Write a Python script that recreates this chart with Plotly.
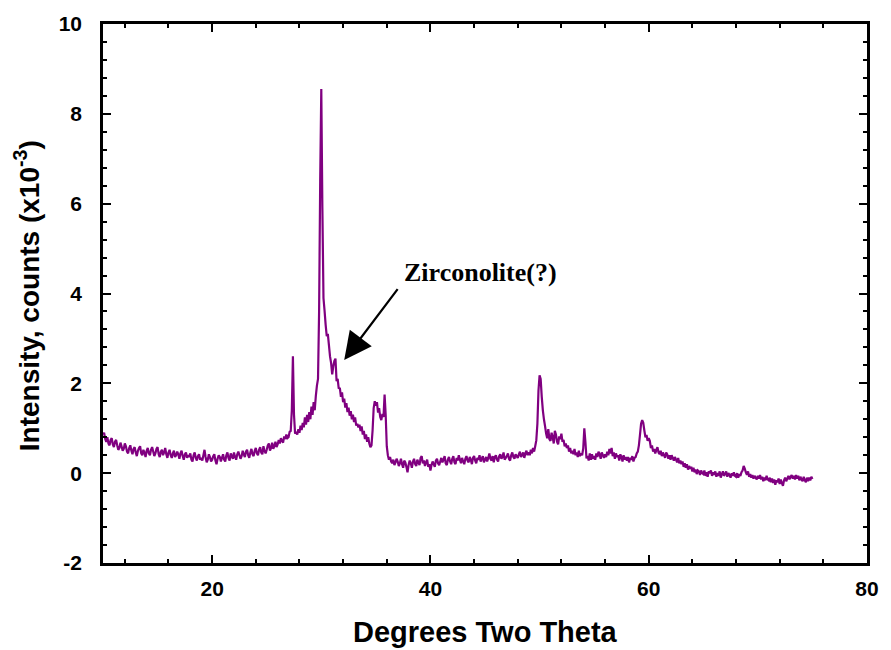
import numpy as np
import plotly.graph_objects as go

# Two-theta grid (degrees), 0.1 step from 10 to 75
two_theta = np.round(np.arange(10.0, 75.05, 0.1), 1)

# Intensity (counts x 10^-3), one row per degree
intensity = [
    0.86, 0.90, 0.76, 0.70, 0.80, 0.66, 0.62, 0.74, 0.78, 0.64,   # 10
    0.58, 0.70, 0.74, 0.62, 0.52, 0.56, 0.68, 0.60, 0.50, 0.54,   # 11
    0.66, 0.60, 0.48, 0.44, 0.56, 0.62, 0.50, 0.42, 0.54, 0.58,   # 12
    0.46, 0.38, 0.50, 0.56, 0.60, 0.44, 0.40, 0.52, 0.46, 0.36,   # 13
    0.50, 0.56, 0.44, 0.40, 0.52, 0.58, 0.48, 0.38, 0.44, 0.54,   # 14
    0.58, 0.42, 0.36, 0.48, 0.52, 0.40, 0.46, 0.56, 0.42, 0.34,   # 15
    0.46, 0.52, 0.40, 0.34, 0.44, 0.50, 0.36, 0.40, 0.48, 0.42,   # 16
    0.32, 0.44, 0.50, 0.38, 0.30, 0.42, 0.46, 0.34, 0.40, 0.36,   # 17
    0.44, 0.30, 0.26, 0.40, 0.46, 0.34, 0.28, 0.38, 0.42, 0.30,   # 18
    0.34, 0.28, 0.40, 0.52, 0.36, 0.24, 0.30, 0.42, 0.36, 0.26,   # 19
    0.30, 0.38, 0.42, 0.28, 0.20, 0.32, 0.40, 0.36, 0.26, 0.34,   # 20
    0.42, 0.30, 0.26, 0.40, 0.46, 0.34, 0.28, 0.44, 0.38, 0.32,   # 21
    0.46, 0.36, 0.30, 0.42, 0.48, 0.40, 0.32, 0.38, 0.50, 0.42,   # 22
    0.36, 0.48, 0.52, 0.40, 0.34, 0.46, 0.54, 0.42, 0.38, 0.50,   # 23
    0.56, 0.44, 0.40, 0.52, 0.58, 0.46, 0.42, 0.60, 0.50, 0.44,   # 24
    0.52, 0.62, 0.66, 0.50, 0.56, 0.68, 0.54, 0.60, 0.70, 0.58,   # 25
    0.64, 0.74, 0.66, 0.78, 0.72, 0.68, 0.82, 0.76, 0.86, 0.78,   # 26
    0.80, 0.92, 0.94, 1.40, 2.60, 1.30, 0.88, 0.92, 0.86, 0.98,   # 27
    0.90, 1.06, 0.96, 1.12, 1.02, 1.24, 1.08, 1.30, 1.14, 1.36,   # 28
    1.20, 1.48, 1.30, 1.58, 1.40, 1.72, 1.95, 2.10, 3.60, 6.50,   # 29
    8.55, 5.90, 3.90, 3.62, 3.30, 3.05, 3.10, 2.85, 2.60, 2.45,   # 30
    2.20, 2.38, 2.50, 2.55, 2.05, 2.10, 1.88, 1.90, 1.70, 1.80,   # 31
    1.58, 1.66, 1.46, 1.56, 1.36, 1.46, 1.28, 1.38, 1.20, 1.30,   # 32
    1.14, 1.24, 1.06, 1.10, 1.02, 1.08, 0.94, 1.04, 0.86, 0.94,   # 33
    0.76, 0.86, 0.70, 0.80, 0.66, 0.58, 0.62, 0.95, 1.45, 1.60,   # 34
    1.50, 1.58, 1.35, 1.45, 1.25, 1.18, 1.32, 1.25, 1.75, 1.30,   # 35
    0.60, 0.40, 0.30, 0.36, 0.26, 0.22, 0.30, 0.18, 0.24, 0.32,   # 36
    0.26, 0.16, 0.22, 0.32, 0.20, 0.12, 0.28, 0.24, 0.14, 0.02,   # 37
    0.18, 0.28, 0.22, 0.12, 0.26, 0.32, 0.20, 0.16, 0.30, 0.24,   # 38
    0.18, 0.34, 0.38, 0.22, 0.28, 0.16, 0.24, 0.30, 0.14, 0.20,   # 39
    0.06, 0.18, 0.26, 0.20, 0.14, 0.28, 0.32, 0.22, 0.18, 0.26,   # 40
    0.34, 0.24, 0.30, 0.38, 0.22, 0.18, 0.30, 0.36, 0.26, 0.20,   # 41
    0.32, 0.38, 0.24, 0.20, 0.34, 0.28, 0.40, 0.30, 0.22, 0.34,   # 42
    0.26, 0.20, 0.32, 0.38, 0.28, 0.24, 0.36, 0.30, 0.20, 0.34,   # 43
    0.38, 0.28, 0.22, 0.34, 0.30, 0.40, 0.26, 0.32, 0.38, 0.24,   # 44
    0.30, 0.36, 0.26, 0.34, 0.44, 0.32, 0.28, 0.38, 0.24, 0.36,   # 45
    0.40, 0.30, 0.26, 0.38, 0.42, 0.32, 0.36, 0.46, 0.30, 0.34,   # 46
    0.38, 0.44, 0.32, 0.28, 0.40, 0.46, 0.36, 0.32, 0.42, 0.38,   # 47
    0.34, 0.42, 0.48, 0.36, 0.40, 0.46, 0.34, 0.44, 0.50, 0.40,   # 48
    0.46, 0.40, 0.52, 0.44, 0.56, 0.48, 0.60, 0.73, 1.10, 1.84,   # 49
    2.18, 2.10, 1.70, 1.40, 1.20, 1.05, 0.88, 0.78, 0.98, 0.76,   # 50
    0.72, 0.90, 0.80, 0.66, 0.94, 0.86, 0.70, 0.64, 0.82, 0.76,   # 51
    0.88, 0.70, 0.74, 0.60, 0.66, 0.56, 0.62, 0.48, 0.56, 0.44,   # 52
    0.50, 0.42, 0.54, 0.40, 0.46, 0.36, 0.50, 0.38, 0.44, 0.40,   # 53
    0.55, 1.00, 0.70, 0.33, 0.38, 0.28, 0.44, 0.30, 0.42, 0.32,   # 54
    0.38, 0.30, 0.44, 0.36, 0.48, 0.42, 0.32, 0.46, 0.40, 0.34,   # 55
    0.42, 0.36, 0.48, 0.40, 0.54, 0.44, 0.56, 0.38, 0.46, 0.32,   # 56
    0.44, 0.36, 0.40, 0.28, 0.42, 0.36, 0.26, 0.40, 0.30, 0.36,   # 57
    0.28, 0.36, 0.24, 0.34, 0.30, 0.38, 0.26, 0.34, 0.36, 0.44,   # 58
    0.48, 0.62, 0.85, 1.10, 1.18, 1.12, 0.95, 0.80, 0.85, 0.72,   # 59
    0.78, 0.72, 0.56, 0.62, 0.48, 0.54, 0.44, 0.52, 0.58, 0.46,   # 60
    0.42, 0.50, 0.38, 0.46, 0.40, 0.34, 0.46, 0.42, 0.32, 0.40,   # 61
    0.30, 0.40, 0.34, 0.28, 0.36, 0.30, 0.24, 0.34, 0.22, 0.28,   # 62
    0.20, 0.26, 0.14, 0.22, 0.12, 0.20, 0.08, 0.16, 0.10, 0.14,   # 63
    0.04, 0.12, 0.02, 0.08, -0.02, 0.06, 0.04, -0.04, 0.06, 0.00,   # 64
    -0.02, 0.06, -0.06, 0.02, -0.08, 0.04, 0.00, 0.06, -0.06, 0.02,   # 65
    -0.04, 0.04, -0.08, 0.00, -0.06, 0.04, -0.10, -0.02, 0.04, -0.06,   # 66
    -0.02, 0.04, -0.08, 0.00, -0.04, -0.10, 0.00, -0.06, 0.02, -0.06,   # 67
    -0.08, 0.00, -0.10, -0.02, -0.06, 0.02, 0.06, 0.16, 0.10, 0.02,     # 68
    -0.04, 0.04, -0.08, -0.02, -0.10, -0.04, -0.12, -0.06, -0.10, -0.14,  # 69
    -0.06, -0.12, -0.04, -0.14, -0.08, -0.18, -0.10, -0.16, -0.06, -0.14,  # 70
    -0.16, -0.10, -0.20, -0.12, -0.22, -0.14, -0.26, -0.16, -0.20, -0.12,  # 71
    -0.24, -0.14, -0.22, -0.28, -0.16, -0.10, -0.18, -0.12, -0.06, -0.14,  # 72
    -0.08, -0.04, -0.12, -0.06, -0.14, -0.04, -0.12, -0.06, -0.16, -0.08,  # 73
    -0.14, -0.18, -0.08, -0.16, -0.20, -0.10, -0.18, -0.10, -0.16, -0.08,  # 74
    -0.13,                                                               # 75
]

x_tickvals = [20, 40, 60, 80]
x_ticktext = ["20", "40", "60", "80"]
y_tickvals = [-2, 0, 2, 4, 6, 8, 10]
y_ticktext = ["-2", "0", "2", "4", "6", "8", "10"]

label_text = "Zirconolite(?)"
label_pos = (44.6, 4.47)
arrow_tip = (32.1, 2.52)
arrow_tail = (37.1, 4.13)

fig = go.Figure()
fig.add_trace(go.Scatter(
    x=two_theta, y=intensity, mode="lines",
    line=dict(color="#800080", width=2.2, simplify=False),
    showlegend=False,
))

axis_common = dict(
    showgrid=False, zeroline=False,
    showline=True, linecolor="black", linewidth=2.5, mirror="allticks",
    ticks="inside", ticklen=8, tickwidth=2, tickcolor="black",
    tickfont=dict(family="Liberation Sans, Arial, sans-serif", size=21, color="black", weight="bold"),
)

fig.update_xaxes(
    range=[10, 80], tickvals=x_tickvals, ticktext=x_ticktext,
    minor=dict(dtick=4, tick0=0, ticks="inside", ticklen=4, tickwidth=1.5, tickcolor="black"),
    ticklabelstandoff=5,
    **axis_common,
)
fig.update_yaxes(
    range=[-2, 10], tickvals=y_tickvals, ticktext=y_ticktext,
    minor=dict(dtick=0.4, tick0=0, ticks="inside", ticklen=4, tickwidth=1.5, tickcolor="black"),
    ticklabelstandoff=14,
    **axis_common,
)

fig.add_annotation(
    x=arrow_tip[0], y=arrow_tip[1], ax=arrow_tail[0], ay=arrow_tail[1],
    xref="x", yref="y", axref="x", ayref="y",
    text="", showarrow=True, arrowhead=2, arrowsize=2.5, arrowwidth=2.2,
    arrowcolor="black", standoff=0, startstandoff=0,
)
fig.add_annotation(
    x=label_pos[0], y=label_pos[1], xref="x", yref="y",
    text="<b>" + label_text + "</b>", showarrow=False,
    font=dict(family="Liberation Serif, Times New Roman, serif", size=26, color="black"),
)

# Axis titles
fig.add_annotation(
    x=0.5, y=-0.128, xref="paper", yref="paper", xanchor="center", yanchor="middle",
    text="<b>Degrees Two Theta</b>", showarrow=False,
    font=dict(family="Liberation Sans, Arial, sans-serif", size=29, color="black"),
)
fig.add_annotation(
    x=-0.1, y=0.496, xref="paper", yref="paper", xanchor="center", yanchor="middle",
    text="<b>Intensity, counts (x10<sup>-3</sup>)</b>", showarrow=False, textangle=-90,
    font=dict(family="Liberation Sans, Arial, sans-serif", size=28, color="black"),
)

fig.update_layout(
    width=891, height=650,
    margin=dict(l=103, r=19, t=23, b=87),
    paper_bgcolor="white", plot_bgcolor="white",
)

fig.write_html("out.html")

**AIM:** Reproduce the material above exactly, first line through the line that contains "two_theta = np.round(np.arange(10.0, 75.05, 0.1), 1)", minus the pictures.

**EXERCISE RESPONSE:**
Write a Python script that recreates this chart with Plotly.
import numpy as np
import plotly.graph_objects as go

# Two-theta grid (degrees), 0.1 step from 10 to 75
two_theta = np.round(np.arange(10.0, 75.05, 0.1), 1)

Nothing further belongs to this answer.